I think the best defense to this phenomena is for the church to not tell people that God’s job is to make them happy in this life on Earth. I think if we spent less time selling Christianity to young people as life enhancement, we would have much fewer apostates. If young people get into their minds that God is their boss, not their waiter, then that is a good preparation for the real world. And all of the challenges that Christians face – from poverty, to peer pressure, to health problems to persecution. Stop expecting happiness, that is not God’s goal for you.

I was blessed to have discovered apologetics at a very early age. This passage from C. S. Lewis’ “The Screwtape Letters” always stood out to me back then:

Do not be deceived, Wormwood. Our cause is never more in danger than when a human, no longer desiring, but still intending, to do our Enemy’s will, looks round upon a universe from which every trace of Him seems to have vanished, and asks why he has been forsaken, and still obeys.

When I was young, I shortened this quote into my motto, which lasted until just a few years  back when I finally started to feel some security. And that motto was “nothing works”. Nothing works. That’s right, so get used to it. Everything sucks, nothing works. Nothing works.

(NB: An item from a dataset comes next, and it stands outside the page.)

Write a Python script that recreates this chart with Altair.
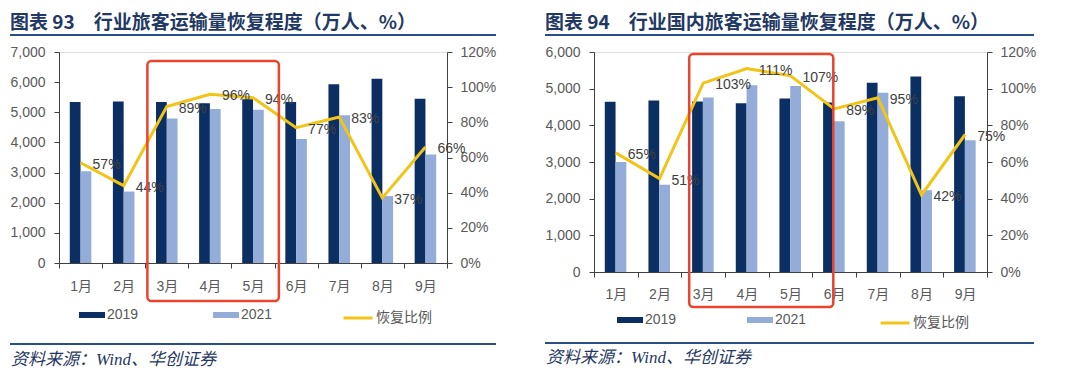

Stop expecting God to make you happy. You are a soldier, and your job is to fight to the last breath in your body for the General. Hold until relieved. You’re damn right it’s unfair. Your whole life is unfair and then you die. Get used to it. When I was in college, my Christian friends and I used to joke that even if we fought our entire lives for God and he tossed us into Hell like firewood, we would still do the same things. We were happy to serve and we didn’t think about whether we were getting what we wanted. We did not take stupid chances, but we just didn’t care about being happy. We felt that God was in the right, and sinful humans were in the wrong, and that it was enough for us to serve on the right side. We didn’t expect anyone to care how we felt, we just expected to serve. And if our first plan failed, we went on to the next plan, and the next, until we found a way to serve in spite of the unfairness of it all.